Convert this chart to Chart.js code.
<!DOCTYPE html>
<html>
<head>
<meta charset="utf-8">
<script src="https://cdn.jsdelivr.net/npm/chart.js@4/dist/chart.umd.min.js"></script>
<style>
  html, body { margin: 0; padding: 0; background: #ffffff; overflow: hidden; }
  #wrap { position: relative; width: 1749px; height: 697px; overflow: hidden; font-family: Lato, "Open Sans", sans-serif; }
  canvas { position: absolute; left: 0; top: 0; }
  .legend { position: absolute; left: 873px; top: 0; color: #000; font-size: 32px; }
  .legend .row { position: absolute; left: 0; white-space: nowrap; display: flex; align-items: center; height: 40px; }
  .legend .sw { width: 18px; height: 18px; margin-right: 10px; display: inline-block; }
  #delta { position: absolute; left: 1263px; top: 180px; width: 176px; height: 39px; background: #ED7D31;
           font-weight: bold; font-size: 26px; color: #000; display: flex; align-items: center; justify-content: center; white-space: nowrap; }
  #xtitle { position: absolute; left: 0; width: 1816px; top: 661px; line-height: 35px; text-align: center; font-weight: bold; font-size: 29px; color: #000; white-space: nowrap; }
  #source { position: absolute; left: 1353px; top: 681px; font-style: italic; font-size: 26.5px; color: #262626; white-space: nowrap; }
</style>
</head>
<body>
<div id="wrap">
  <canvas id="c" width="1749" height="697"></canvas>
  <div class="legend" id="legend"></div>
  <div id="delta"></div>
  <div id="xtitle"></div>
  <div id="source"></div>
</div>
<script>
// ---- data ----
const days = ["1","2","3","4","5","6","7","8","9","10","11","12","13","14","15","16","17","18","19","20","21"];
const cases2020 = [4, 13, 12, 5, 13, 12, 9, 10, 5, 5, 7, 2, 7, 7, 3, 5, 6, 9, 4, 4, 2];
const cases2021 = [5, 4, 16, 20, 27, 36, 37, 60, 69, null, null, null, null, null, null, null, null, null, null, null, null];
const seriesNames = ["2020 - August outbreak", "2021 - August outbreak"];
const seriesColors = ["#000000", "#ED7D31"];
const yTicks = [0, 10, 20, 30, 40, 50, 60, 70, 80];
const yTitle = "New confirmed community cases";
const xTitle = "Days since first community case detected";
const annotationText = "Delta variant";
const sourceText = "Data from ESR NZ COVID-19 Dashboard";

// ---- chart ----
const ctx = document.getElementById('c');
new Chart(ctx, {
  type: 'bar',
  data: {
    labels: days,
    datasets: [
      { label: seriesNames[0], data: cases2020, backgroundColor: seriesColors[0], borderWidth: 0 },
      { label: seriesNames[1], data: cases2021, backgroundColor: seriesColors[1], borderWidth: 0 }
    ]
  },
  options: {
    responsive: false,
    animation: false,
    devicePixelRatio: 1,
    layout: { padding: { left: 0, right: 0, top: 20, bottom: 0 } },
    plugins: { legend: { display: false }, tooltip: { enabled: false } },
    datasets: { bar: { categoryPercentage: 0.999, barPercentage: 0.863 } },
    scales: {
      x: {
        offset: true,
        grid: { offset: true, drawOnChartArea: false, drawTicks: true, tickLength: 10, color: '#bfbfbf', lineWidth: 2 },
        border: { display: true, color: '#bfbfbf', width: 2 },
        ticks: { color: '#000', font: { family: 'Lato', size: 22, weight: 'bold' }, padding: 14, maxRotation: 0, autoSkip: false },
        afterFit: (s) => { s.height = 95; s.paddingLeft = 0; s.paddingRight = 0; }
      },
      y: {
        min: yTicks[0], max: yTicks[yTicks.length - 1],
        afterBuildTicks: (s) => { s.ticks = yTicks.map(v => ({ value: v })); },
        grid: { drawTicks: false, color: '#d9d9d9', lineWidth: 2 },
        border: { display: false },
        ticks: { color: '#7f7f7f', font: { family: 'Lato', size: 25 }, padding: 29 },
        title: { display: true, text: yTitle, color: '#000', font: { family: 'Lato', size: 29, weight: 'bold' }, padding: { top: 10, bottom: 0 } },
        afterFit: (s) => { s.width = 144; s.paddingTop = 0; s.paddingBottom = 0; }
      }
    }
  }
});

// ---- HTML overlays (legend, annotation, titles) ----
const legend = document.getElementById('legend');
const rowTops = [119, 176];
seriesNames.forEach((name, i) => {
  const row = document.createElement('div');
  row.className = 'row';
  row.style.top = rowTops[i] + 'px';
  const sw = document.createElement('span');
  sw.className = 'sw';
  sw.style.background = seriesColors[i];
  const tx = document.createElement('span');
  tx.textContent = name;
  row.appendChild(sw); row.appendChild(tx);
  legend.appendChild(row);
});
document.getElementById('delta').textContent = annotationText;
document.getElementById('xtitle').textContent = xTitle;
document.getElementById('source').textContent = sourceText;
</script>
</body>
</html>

### THE TASK
Repeat the material word for word, in full.

### EXPECTED ANSWER
Convert this chart to Chart.js code.
<!DOCTYPE html>
<html>
<head>
<meta charset="utf-8">
<script src="https://cdn.jsdelivr.net/npm/chart.js@4/dist/chart.umd.min.js"></script>
<style>
  html, body { margin: 0; padding: 0; background: #ffffff; overflow: hidden; }
  #wrap { position: relative; width: 1749px; height: 697px; overflow: hidden; font-family: Lato, "Open Sans", sans-serif; }
  canvas { position: absolute; left: 0; top: 0; }
  .legend { position: absolute; left: 873px; top: 0; color: #000; font-size: 32px; }
  .legend .row { position: absolute; left: 0; white-space: nowrap; display: flex; align-items: center; height: 40px; }
  .legend .sw { width: 18px; height: 18px; margin-right: 10px; display: inline-block; }
  #delta { position: absolute; left: 1263px; top: 180px; width: 176px; height: 39px; background: #ED7D31;
           font-weight: bold; font-size: 26px; color: #000; display: flex; align-items: center; justify-content: center; white-space: nowrap; }
  #xtitle { position: absolute; left: 0; width: 1816px; top: 661px; line-height: 35px; text-align: center; font-weight: bold; font-size: 29px; color: #000; white-space: nowrap; }
  #source { position: absolute; left: 1353px; top: 681px; font-style: italic; font-size: 26.5px; color: #262626; white-space: nowrap; }
</style>
</head>
<body>
<div id="wrap">
  <canvas id="c" width="1749" height="697"></canvas>
  <div class="legend" id="legend"></div>
  <div id="delta"></div>
  <div id="xtitle"></div>
  <div id="source"></div>
</div>
<script>
// ---- data ----
const days = ["1","2","3","4","5","6","7","8","9","10","11","12","13","14","15","16","17","18","19","20","21"];
const cases2020 = [4, 13, 12, 5, 13, 12, 9, 10, 5, 5, 7, 2, 7, 7, 3, 5, 6, 9, 4, 4, 2];
const cases2021 = [5, 4, 16, 20, 27, 36, 37, 60, 69, null, null, null, null, null, null, null, null, null, null, null, null];
const seriesNames = ["2020 - August outbreak", "2021 - August outbreak"];
const seriesColors = ["#000000", "#ED7D31"];
const yTicks = [0, 10, 20, 30, 40, 50, 60, 70, 80];
const yTitle = "New confirmed community cases";
const xTitle = "Days since first community case detected";
const annotationText = "Delta variant";
const sourceText = "Data from ESR NZ COVID-19 Dashboard";

// ---- chart ----
const ctx = document.getElementById('c');
new Chart(ctx, {
  type: 'bar',
  data: {
    labels: days,
    datasets: [
      { label: seriesNames[0], data: cases2020, backgroundColor: seriesColors[0], borderWidth: 0 },
      { label: seriesNames[1], data: cases2021, backgroundColor: seriesColors[1], borderWidth: 0 }
    ]
  },
  options: {
    responsive: false,
    animation: false,
    devicePixelRatio: 1,
    layout: { padding: { left: 0, right: 0, top: 20, bottom: 0 } },
    plugins: { legend: { display: false }, tooltip: { enabled: false } },
    datasets: { bar: { categoryPercentage: 0.999, barPercentage: 0.863 } },
    scales: {
      x: {
        offset: true,
        grid: { offset: true, drawOnChartArea: false, drawTicks: true, tickLength: 10, color: '#bfbfbf', lineWidth: 2 },
        border: { display: true, color: '#bfbfbf', width: 2 },
        ticks: { color: '#000', font: { family: 'Lato', size: 22, weight: 'bold' }, padding: 14, maxRotation: 0, autoSkip: false },
        afterFit: (s) => { s.height = 95; s.paddingLeft = 0; s.paddingRight = 0; }
      },
      y: {
        min: yTicks[0], max: yTicks[yTicks.length - 1],
        afterBuildTicks: (s) => { s.ticks = yTicks.map(v => ({ value: v })); },
        grid: { drawTicks: false, color: '#d9d9d9', lineWidth: 2 },
        border: { display: false },
        ticks: { color: '#7f7f7f', font: { family: 'Lato', size: 25 }, padding: 29 },
        title: { display: true, text: yTitle, color: '#000', font: { family: 'Lato', size: 29, weight: 'bold' }, padding: { top: 10, bottom: 0 } },
        afterFit: (s) => { s.width = 144; s.paddingTop = 0; s.paddingBottom = 0; }
      }
    }
  }
});

// ---- HTML overlays (legend, annotation, titles) ----
const legend = document.getElementById('legend');
const rowTops = [119, 176];
seriesNames.forEach((name, i) => {
  const row = document.createElement('div');
  row.className = 'row';
  row.style.top = rowTops[i] + 'px';
  const sw = document.createElement('span');
  sw.className = 'sw';
  sw.style.background = seriesColors[i];
  const tx = document.createElement('span');
  tx.textContent = name;
  row.appendChild(sw); row.appendChild(tx);
  legend.appendChild(row);
});
document.getElementById('delta').textContent = annotationText;
document.getElementById('xtitle').textContent = xTitle;
document.getElementById('source').textContent = sourceText;
</script>
</body>
</html>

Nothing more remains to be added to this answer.